Chinese distributors buy this and either rebottle it or bulk up their own "made in China" brands. In 1999-2000, total Australian wine sales to China were only $1.5m.
Last financial year they were $94m, including bottled and bulk wine, up from $62m the year before and $46m in the 2006-07 financial year.
Growth is set to continue at that level -- 40-50 per cent this year according to Matthew Bahen, a Melbourne native who is sales manager at Beijing distributor The Wine Republic.
The company is owned by the Rathbone family, which runs a number of Australian vineyards and founded Nufarm, the ASX-listed agribusiness company that spurned a $2.3 billion offer from China's Sinochem, in favour of a Japanese investor's bid.

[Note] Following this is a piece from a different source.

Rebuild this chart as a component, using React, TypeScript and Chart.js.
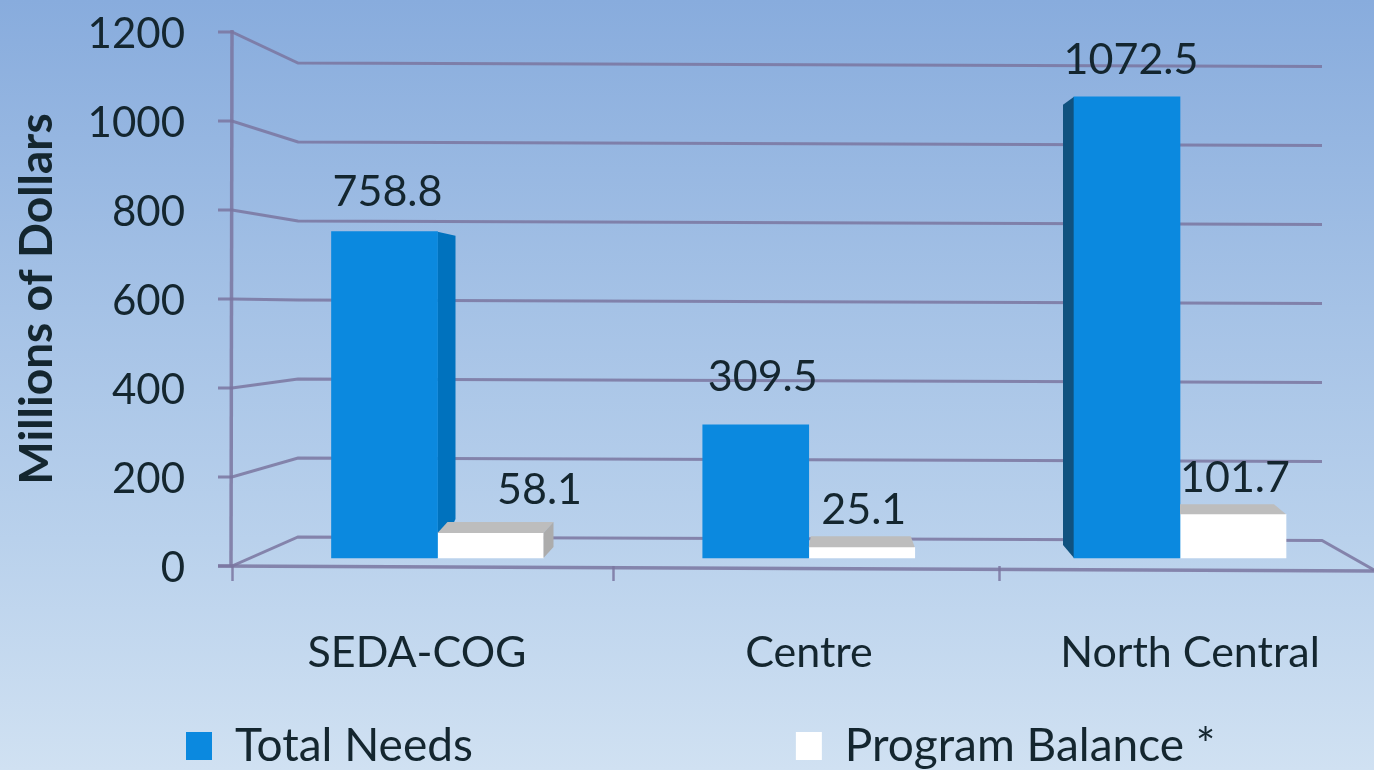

Now, China food processors and distributors want not only to import our wines but to own the production as well, just as the country's steelmakers are investing billions of dollars in new mines in Australia that produce the metal's key ingredient, iron ore.
Chinese corporations, flush with cheap loans due to multi-trillion-dollar bank lending by state-owned banks, are eyeing Australian sectors beyond mining, in which they invested $11.5bn last year.
As well as wine and sugar they are looking at a range of food producers and agribusinesses, for so-called food security and access to technology and expertise.